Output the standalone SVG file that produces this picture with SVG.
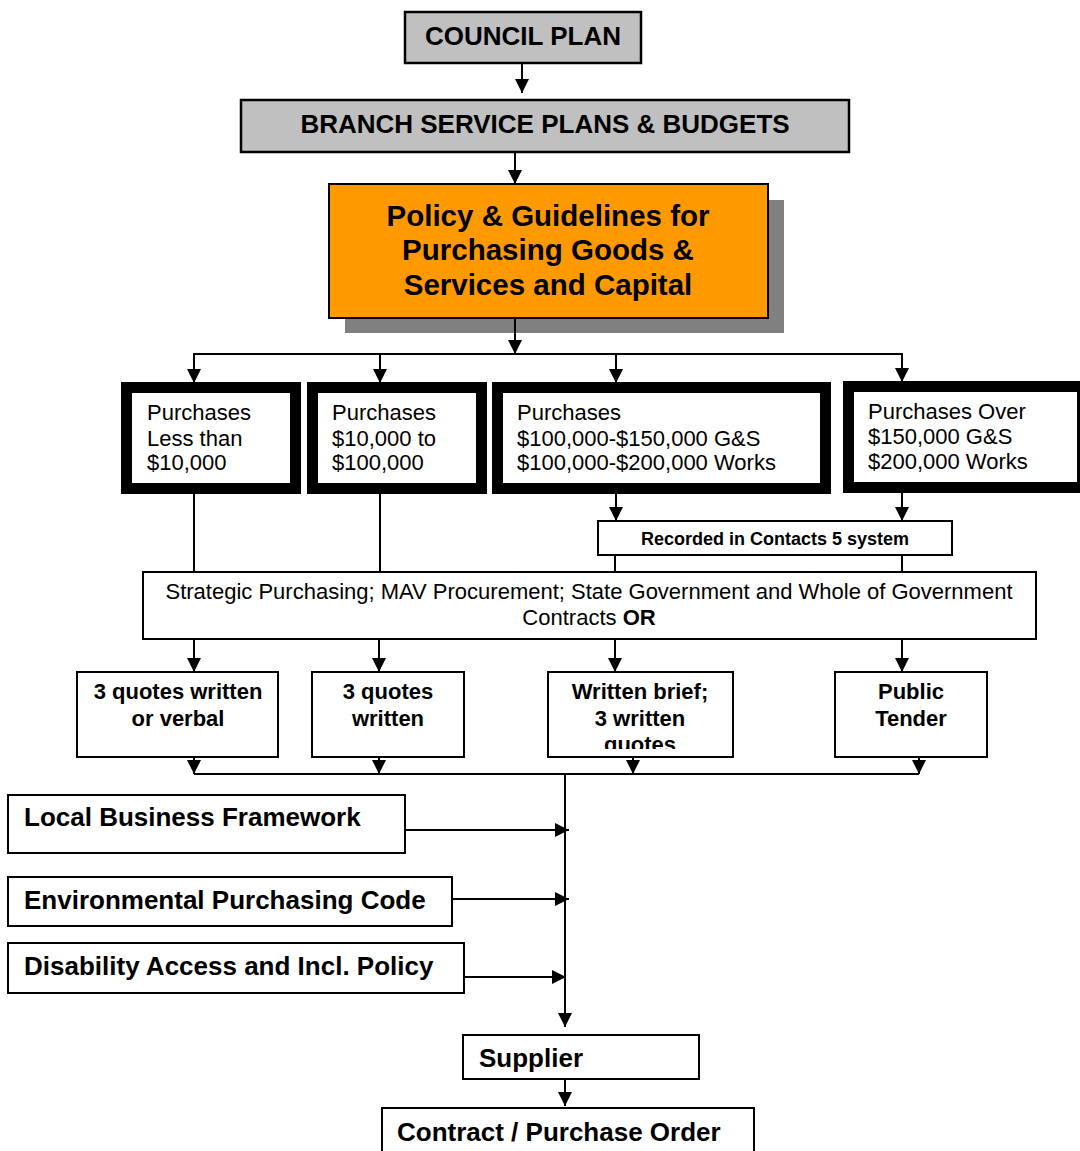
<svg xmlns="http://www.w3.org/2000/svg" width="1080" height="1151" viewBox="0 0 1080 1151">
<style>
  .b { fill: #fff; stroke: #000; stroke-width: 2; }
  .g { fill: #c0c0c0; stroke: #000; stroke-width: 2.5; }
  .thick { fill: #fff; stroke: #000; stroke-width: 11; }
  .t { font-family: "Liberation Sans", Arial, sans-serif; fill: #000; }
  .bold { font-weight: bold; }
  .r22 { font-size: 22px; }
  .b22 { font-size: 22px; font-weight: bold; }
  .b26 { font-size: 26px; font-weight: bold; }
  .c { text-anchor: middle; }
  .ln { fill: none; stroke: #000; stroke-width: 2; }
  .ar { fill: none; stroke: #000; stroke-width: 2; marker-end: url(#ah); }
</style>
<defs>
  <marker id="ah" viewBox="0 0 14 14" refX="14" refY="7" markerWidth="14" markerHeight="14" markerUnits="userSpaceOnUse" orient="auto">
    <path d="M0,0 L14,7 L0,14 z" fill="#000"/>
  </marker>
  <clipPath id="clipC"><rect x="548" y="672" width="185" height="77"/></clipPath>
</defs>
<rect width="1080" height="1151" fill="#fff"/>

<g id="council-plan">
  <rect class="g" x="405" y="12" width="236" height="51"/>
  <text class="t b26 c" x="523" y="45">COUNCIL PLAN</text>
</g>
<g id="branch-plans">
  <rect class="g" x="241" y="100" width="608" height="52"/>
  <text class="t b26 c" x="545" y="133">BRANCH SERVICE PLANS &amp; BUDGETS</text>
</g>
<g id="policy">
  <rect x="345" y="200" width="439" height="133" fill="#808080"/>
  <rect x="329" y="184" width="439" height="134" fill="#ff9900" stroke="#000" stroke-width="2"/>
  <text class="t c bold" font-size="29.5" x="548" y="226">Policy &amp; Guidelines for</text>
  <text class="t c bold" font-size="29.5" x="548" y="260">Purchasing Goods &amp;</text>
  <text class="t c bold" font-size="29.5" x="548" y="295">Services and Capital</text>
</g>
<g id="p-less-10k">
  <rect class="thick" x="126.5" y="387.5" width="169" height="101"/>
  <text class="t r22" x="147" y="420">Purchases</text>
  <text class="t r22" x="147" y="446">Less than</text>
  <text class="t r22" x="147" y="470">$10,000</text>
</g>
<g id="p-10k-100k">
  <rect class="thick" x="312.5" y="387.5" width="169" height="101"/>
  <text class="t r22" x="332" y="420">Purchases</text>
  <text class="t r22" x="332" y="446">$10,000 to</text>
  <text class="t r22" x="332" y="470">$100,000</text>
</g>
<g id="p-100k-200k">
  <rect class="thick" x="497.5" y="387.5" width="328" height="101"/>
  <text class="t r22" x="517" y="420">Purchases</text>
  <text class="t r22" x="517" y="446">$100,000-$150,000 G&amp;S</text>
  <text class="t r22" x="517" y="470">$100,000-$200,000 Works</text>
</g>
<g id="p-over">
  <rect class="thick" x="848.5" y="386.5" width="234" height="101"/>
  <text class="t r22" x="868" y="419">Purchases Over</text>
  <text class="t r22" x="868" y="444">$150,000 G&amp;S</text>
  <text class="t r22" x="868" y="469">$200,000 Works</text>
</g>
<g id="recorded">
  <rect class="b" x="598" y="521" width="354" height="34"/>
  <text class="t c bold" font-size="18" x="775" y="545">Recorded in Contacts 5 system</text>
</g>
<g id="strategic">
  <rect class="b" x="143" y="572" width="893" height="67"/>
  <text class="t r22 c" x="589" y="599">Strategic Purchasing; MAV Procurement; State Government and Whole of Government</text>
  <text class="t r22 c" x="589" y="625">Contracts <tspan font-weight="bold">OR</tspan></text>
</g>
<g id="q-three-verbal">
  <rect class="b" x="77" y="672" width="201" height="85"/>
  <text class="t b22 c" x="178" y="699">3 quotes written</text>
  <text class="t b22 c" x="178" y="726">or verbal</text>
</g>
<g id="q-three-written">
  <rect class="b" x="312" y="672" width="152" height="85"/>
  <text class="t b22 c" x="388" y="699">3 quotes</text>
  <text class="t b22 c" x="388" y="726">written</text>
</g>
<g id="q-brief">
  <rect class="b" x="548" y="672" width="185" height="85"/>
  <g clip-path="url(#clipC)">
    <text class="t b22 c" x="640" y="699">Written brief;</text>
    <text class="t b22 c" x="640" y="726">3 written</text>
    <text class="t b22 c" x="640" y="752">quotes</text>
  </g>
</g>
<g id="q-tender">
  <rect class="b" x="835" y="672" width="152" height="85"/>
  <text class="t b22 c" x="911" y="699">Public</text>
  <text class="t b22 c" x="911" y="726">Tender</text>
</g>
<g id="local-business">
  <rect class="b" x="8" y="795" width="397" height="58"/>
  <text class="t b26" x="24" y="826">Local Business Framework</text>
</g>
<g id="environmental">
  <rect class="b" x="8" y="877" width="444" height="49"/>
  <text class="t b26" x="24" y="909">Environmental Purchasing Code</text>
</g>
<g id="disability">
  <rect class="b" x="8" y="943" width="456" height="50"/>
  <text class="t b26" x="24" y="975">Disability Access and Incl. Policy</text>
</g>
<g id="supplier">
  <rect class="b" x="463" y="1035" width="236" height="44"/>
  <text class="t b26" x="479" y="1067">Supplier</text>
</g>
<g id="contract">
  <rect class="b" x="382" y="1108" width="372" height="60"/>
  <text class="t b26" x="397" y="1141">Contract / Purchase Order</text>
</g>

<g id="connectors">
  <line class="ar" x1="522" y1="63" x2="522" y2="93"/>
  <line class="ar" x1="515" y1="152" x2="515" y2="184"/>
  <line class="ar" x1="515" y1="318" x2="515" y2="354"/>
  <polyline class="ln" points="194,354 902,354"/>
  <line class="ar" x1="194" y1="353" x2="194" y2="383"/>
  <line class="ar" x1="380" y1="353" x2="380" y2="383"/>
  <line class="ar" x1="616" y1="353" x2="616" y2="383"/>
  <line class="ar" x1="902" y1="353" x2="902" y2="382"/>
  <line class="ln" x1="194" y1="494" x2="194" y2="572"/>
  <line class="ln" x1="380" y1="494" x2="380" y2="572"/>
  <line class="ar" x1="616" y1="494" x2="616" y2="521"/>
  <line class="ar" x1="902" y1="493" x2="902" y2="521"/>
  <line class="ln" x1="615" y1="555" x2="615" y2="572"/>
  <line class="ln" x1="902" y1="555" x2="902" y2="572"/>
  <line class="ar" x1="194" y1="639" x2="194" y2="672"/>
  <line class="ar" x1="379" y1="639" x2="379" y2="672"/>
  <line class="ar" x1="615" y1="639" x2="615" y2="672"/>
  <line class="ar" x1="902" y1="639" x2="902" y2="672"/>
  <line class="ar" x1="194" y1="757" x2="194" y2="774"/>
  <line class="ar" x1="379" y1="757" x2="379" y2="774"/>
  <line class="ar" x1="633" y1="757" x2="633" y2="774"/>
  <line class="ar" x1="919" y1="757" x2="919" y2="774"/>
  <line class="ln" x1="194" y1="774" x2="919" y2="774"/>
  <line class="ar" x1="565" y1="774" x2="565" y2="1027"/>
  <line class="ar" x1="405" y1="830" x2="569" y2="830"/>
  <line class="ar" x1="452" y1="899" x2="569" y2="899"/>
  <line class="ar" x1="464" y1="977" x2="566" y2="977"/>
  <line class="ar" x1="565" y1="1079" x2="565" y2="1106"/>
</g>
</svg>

--- --- ---

● Task requirements
Pictures are to be left out; repeat all the remaining data exactly.

● Completed task
Output the standalone SVG file that produces this picture with SVG.
<svg xmlns="http://www.w3.org/2000/svg" width="1080" height="1151" viewBox="0 0 1080 1151">
<style>
  .b { fill: #fff; stroke: #000; stroke-width: 2; }
  .g { fill: #c0c0c0; stroke: #000; stroke-width: 2.5; }
  .thick { fill: #fff; stroke: #000; stroke-width: 11; }
  .t { font-family: "Liberation Sans", Arial, sans-serif; fill: #000; }
  .bold { font-weight: bold; }
  .r22 { font-size: 22px; }
  .b22 { font-size: 22px; font-weight: bold; }
  .b26 { font-size: 26px; font-weight: bold; }
  .c { text-anchor: middle; }
  .ln { fill: none; stroke: #000; stroke-width: 2; }
  .ar { fill: none; stroke: #000; stroke-width: 2; marker-end: url(#ah); }
</style>
<defs>
  <marker id="ah" viewBox="0 0 14 14" refX="14" refY="7" markerWidth="14" markerHeight="14" markerUnits="userSpaceOnUse" orient="auto">
    <path d="M0,0 L14,7 L0,14 z" fill="#000"/>
  </marker>
  <clipPath id="clipC"><rect x="548" y="672" width="185" height="77"/></clipPath>
</defs>
<rect width="1080" height="1151" fill="#fff"/>

<g id="council-plan">
  <rect class="g" x="405" y="12" width="236" height="51"/>
  <text class="t b26 c" x="523" y="45">COUNCIL PLAN</text>
</g>
<g id="branch-plans">
  <rect class="g" x="241" y="100" width="608" height="52"/>
  <text class="t b26 c" x="545" y="133">BRANCH SERVICE PLANS &amp; BUDGETS</text>
</g>
<g id="policy">
  <rect x="345" y="200" width="439" height="133" fill="#808080"/>
  <rect x="329" y="184" width="439" height="134" fill="#ff9900" stroke="#000" stroke-width="2"/>
  <text class="t c bold" font-size="29.5" x="548" y="226">Policy &amp; Guidelines for</text>
  <text class="t c bold" font-size="29.5" x="548" y="260">Purchasing Goods &amp;</text>
  <text class="t c bold" font-size="29.5" x="548" y="295">Services and Capital</text>
</g>
<g id="p-less-10k">
  <rect class="thick" x="126.5" y="387.5" width="169" height="101"/>
  <text class="t r22" x="147" y="420">Purchases</text>
  <text class="t r22" x="147" y="446">Less than</text>
  <text class="t r22" x="147" y="470">$10,000</text>
</g>
<g id="p-10k-100k">
  <rect class="thick" x="312.5" y="387.5" width="169" height="101"/>
  <text class="t r22" x="332" y="420">Purchases</text>
  <text class="t r22" x="332" y="446">$10,000 to</text>
  <text class="t r22" x="332" y="470">$100,000</text>
</g>
<g id="p-100k-200k">
  <rect class="thick" x="497.5" y="387.5" width="328" height="101"/>
  <text class="t r22" x="517" y="420">Purchases</text>
  <text class="t r22" x="517" y="446">$100,000-$150,000 G&amp;S</text>
  <text class="t r22" x="517" y="470">$100,000-$200,000 Works</text>
</g>
<g id="p-over">
  <rect class="thick" x="848.5" y="386.5" width="234" height="101"/>
  <text class="t r22" x="868" y="419">Purchases Over</text>
  <text class="t r22" x="868" y="444">$150,000 G&amp;S</text>
  <text class="t r22" x="868" y="469">$200,000 Works</text>
</g>
<g id="recorded">
  <rect class="b" x="598" y="521" width="354" height="34"/>
  <text class="t c bold" font-size="18" x="775" y="545">Recorded in Contacts 5 system</text>
</g>
<g id="strategic">
  <rect class="b" x="143" y="572" width="893" height="67"/>
  <text class="t r22 c" x="589" y="599">Strategic Purchasing; MAV Procurement; State Government and Whole of Government</text>
  <text class="t r22 c" x="589" y="625">Contracts <tspan font-weight="bold">OR</tspan></text>
</g>
<g id="q-three-verbal">
  <rect class="b" x="77" y="672" width="201" height="85"/>
  <text class="t b22 c" x="178" y="699">3 quotes written</text>
  <text class="t b22 c" x="178" y="726">or verbal</text>
</g>
<g id="q-three-written">
  <rect class="b" x="312" y="672" width="152" height="85"/>
  <text class="t b22 c" x="388" y="699">3 quotes</text>
  <text class="t b22 c" x="388" y="726">written</text>
</g>
<g id="q-brief">
  <rect class="b" x="548" y="672" width="185" height="85"/>
  <g clip-path="url(#clipC)">
    <text class="t b22 c" x="640" y="699">Written brief;</text>
    <text class="t b22 c" x="640" y="726">3 written</text>
    <text class="t b22 c" x="640" y="752">quotes</text>
  </g>
</g>
<g id="q-tender">
  <rect class="b" x="835" y="672" width="152" height="85"/>
  <text class="t b22 c" x="911" y="699">Public</text>
  <text class="t b22 c" x="911" y="726">Tender</text>
</g>
<g id="local-business">
  <rect class="b" x="8" y="795" width="397" height="58"/>
  <text class="t b26" x="24" y="826">Local Business Framework</text>
</g>
<g id="environmental">
  <rect class="b" x="8" y="877" width="444" height="49"/>
  <text class="t b26" x="24" y="909">Environmental Purchasing Code</text>
</g>
<g id="disability">
  <rect class="b" x="8" y="943" width="456" height="50"/>
  <text class="t b26" x="24" y="975">Disability Access and Incl. Policy</text>
</g>
<g id="supplier">
  <rect class="b" x="463" y="1035" width="236" height="44"/>
  <text class="t b26" x="479" y="1067">Supplier</text>
</g>
<g id="contract">
  <rect class="b" x="382" y="1108" width="372" height="60"/>
  <text class="t b26" x="397" y="1141">Contract / Purchase Order</text>
</g>

<g id="connectors">
  <line class="ar" x1="522" y1="63" x2="522" y2="93"/>
  <line class="ar" x1="515" y1="152" x2="515" y2="184"/>
  <line class="ar" x1="515" y1="318" x2="515" y2="354"/>
  <polyline class="ln" points="194,354 902,354"/>
  <line class="ar" x1="194" y1="353" x2="194" y2="383"/>
  <line class="ar" x1="380" y1="353" x2="380" y2="383"/>
  <line class="ar" x1="616" y1="353" x2="616" y2="383"/>
  <line class="ar" x1="902" y1="353" x2="902" y2="382"/>
  <line class="ln" x1="194" y1="494" x2="194" y2="572"/>
  <line class="ln" x1="380" y1="494" x2="380" y2="572"/>
  <line class="ar" x1="616" y1="494" x2="616" y2="521"/>
  <line class="ar" x1="902" y1="493" x2="902" y2="521"/>
  <line class="ln" x1="615" y1="555" x2="615" y2="572"/>
  <line class="ln" x1="902" y1="555" x2="902" y2="572"/>
  <line class="ar" x1="194" y1="639" x2="194" y2="672"/>
  <line class="ar" x1="379" y1="639" x2="379" y2="672"/>
  <line class="ar" x1="615" y1="639" x2="615" y2="672"/>
  <line class="ar" x1="902" y1="639" x2="902" y2="672"/>
  <line class="ar" x1="194" y1="757" x2="194" y2="774"/>
  <line class="ar" x1="379" y1="757" x2="379" y2="774"/>
  <line class="ar" x1="633" y1="757" x2="633" y2="774"/>
  <line class="ar" x1="919" y1="757" x2="919" y2="774"/>
  <line class="ln" x1="194" y1="774" x2="919" y2="774"/>
  <line class="ar" x1="565" y1="774" x2="565" y2="1027"/>
  <line class="ar" x1="405" y1="830" x2="569" y2="830"/>
  <line class="ar" x1="452" y1="899" x2="569" y2="899"/>
  <line class="ar" x1="464" y1="977" x2="566" y2="977"/>
  <line class="ar" x1="565" y1="1079" x2="565" y2="1106"/>
</g>
</svg>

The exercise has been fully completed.